A guy Steve had gone to high school with, Bob-something, spent two years on a South Pacific island as part of some weirdly successful drug-running scheme. When he got back he was rich as hell—two Ferraris, for chrissakes—but he would wear any old thing. Bob, he remembered, had once—

“I’m back,” she said. “Sorry.” She had a pretty smile.

“Hope you’re up for another round,” he said, nodding at the pitcher.

“Sure.”

He poured for her. “If you don’t mind me saying so, this is weird.”

“How do you mean?”

“The librarians I know are into, like, I dunno, tea and cozy mysteries, not breaking and entering.”

“Yeah, well. This is a different kind of library.”

“I’m afraid I’m going to need a bit more in the way of explanation.” As soon as the question was out of his mouth he regretted it. You’re not actually considering this, are you? He took a quick spiritual inventory. No. I’m not. He was curious though.

“I’ve got a problem,” Carolyn said. “My sister said you might have the sort of experience required to solve it.”

“Like, what sort of experience are we talking about?”

“Residential locks—nothing special—and a Lorex alarm.”

“That’s it?” His mind went out to the toolbox in the back of his truck. He had his plumbing tools, sure—torch, solder, pipe cutter, wrench—but there were other things as well. Wire cutters, crowbar, a multimeter, a small metal ruler that he could use to—No. He clamped down on the thought, but it was too late. Something inside him had come awake and was beginning to stir.

“That’s it,” she said. “Easy-peasy.”

“Who’s your sister?”

“Her name’s Rachel. You wouldn’t know her.”

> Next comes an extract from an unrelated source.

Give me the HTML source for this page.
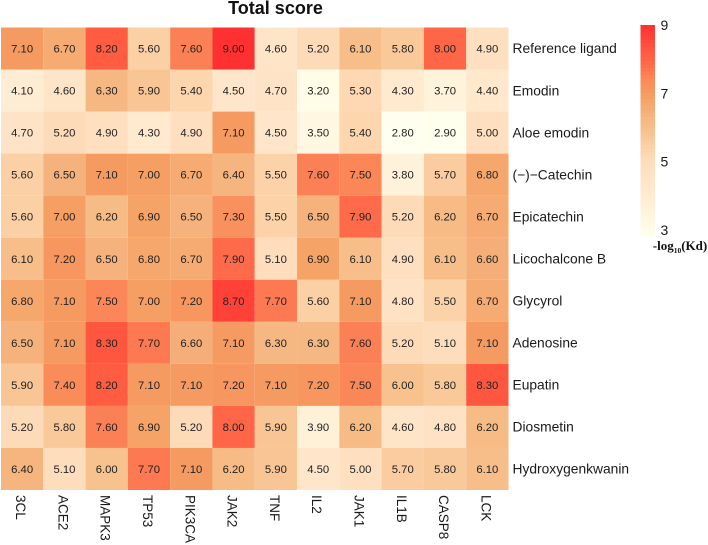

He thought about it. “You’re right. I don’t recall meeting anyone by that name.” She certainly wasn’t part of the small—very small—circle of people who knew about his former career. “So, how does this Rachel person know so much about me?”

“I’m honestly not clear on it myself. But she’s very good at finding things out.”

“And what, exactly, did she find out about me?”

Carolyn lit another cigarette and blew twin columns of smoke out of her nostrils. “She said you’ve got a knack for mechanical things and an outlaw streak. And that you’ve committed over a hundred burglaries. A hundred and twelve, I think she said.”

That was true, if almost ten years out of date. Suddenly his stomach was in knots. The things he had done and, worse, the things he hadn’t done back then were always circling, never far from his thoughts. At her words they landed, tore into him. “I’d like you to go now,” he said quietly. “Please.”